Und gehen wir diesen Weg zum dritten und vierten und soundsovielten Male seit dem Aufenthalt in dem Pfahlbau, der von außen ein Schlachthaus und von innen eine Methodistenkapelle ist. Ein anderes Bild. Alte Kerle, dieses Mal »Boulevard-Chroniken«, wie man hier sagt. (»Boulevard-Chroniken«, das heißt beinahe so viel wie »saturniens«.) Gut denn! Es leben die Alten! Sie haben ihr Unangenehmes, besonders in physischer Beziehung, aber man läßt es ihnen hingehen und hält ihnen ihren tüchtigen Kern zugute, der hier in seiner Volkstümlichkeit und Einfalt wenig beschwert ist mit Unterricht und Lesefrüchten und durch seine ursprüngliche, fast noch unberührte Weisheit und seine tatsächlichen Lebenserfahrungen entzückt: Erfahrungen, die schon durch ihre Gebresten selbst bescheinigt werden, von so trauriger Lächerlichkeit auch diese Gebresten manchmal sein mögen, und durch

»das große Elend
des ewigen Juden«,

der du bist, Volk, das man stößt und das man mißbraucht, und das sich auflehnt, doch immer wieder besiegt wird, niedergeworfen von den Kugeln und von den Entbehrungen, wenn seine Kraft erlahmt.

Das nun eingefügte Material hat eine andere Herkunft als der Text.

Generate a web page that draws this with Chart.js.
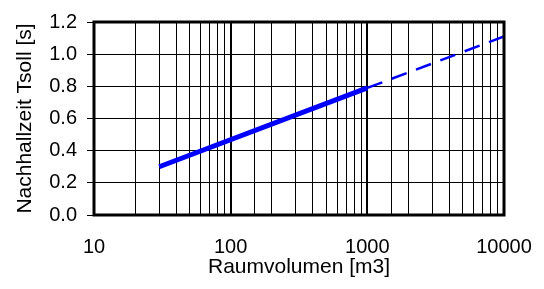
<!DOCTYPE html>
<html>
<head>
<meta charset="utf-8">
<script src="https://cdn.jsdelivr.net/npm/chart.js@4/dist/chart.umd.min.js"></script>
<style>
html,body{margin:0;padding:0;background:#fff;}
#wrap{width:544px;height:289px;position:relative;}
</style>
</head>
<body>
<div id="wrap"><canvas id="c" width="544" height="289"></canvas></div>
<script>
// Data
const solidVolumes = [30, 1000];
const solidTimes = [0.30, 0.79];
const dashedVolumes = [1000, 10000];
const dashedTimes = [0.79, 1.11];
const xTickLabels = [10, 100, 1000, 10000];
const yTickValues = [0, 0.2, 0.4, 0.6, 0.8, 1.0, 1.2];
const xTitle = 'Raumvolumen [m3]';
const yTitle = 'Nachhallzeit Tsoll [s]';

const toPts = (xs, ys) => xs.map((x, i) => ({x: x, y: ys[i]}));
const FONT = '"Liberation Sans", Arial, sans-serif';
const isDecade = v => Math.abs(Math.log10(v) - Math.round(Math.log10(v))) < 1e-9;

const frame = {
  id: 'frame',
  afterDatasetsDraw(chart) {
    const a = chart.chartArea, ctx = chart.ctx;
    ctx.save();
    ctx.strokeStyle = '#000';
    ctx.lineWidth = 3;
    ctx.strokeRect(a.left, a.top, a.right - a.left, a.bottom - a.top);
    ctx.restore();
  }
};

new Chart(document.getElementById('c'), {
  type: 'line',
  data: {
    datasets: [
      {data: toPts(solidVolumes, solidTimes), borderColor: '#0000ff', borderWidth: 5, pointRadius: 0, fill: false, borderCapStyle: 'butt'},
      {data: toPts(dashedVolumes, dashedTimes), borderColor: '#0000ff', borderWidth: 2.5, borderDash: [16, 10], pointRadius: 0, fill: false}
    ]
  },
  options: {
    responsive: false,
    animation: false,
    devicePixelRatio: 1,
    layout: {padding: {top: 16, right: 40, left: 0, bottom: 0}},
    plugins: {legend: {display: false}, tooltip: {enabled: false}},
    scales: {
      x: {
        type: 'logarithmic',
        min: 10, max: 10000,
        afterFit(s) { s.height = 74; s.paddingRight = 0; s.paddingLeft = 0; },
        border: {display: false},
        grid: {
          color: '#000',
          lineWidth: ctx => (ctx.tick && isDecade(ctx.tick.value)) ? 2 : 1,
          drawTicks: false
        },
        ticks: {
          autoSkip: false, maxRotation: 0,
          padding: 20, color: '#000',
          font: {family: FONT, size: 20},
          callback: v => xTickLabels.some(t => Math.abs(t - v) < 1e-6) ? String(v) : ''
        },
        title: {display: true, text: xTitle, color: '#000', font: {family: FONT, size: 21}, padding: {top: 0, bottom: 9}}
      },
      y: {
        type: 'linear',
        min: 0, max: 1.2,
        afterFit(s) { s.width = 94; },
        afterBuildTicks(s) { s.ticks = yTickValues.map(v => ({value: v})); },
        border: {display: false},
        grid: {color: '#000', lineWidth: 1, tickLength: 7},
        ticks: {
          padding: 10, color: '#000',
          font: {family: FONT, size: 20},
          callback: v => Number(v).toFixed(1)
        },
        title: {display: true, text: yTitle, color: '#000', font: {family: FONT, size: 21}, padding: {top: 13, bottom: 0}}
      }
    }
  },
  plugins: [frame]
});
</script>
</body>
</html>
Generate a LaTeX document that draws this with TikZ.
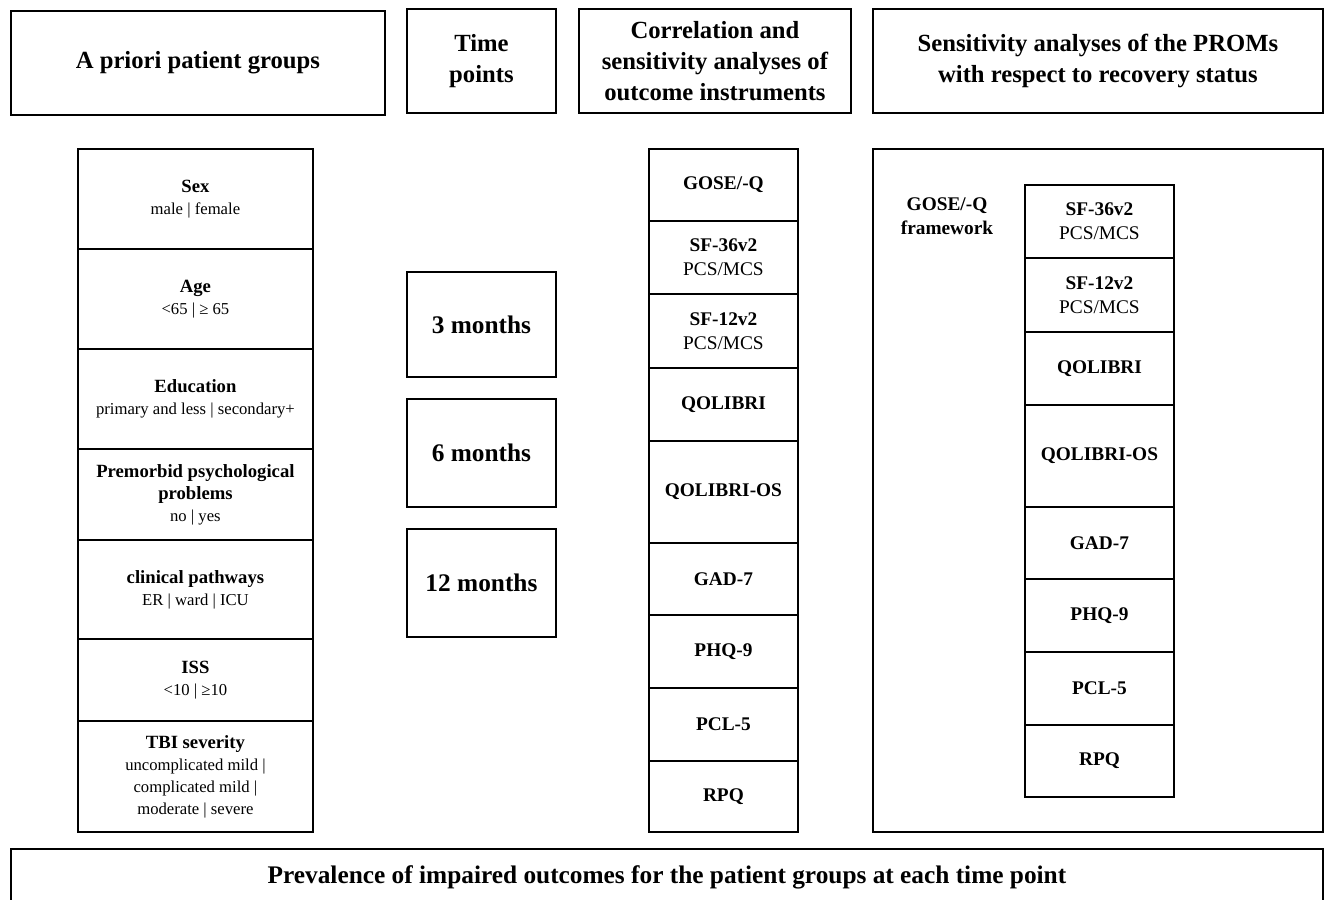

Aber hat der Dichter da nicht soeben Unmöglichkeitssozialismus getrieben? Man bittet die schönen Damen, die dies doch nicht gelesen haben werden, um Verzeihung!

Doktoren und Studenten defilieren förmlich in geschlossener Kolonne. Sämtliche Doktoren, mit ihren kleinen persönlichen Verschiedenheiten, im großen ganzen nett und anständig und mehr als das. Die Studenten sind das nicht alle. Gegenüber einer Mehrzahl, die liebenswürdig, wohlunterrichtet und genügend aufmerksam ist, finden sich da schreckliche, wirklich abscheuliche Poseure und Grobiane, die den Kranken genau wie einen Sträfling behandeln, wie einen Zuchthäusler, von der Höhe ihres Steifkragens herab und ihrer hellen Krawatte mit der falschen Juwelennadel, ganz und gar unmenschlich und »insolent«, wie das reizbare Volk von Paris so treffend sagt. Wehe ihnen am Tag der nächsten Kommune! Selbst in den Provinznestern, in die ihre »Studien« sie führen (sie sind die Sitzenbleiber der Klasse), werden sie nicht sicher sein vor der Rachsucht der Unglücklichen, die von diesen Kurpfuschern fortgesetzt malträtiert und dann auch noch ausgeplündert wurden. Auch der Dichter wird sie wohl ohne Lobrede namhaft machen, in » Invektiven« mehr nach Art des Martial als nach der des Juvenal, diese Schulfüchse, die ihn auf seinem Schmerzens- und Hungerlager verhöhnten. Jener Tag wird schrecklich sein, ein kleiner Dies irae, und so wenig ihre Namen sich zur Verewigung eignen, werden sie doch zu ihrem Erstaunen, zusammen mit vielen andern, auf die Nachwelt kommen! Auch ein Assistenzarzt – freilich nur ein einziger – war gemein und boshaft. Auch sein Name wird erschallen, wenn die Zeit dafür gekommen ist. Doch, beeilen wir uns, trotz alledem zum Ruhme der bejammernswerten Menschheit zu sagen: Leute dieser Art bilden nur einen verschwindend niedrigen Prozentsatz, »niedrig« in beiden Bedeutungen des Worts.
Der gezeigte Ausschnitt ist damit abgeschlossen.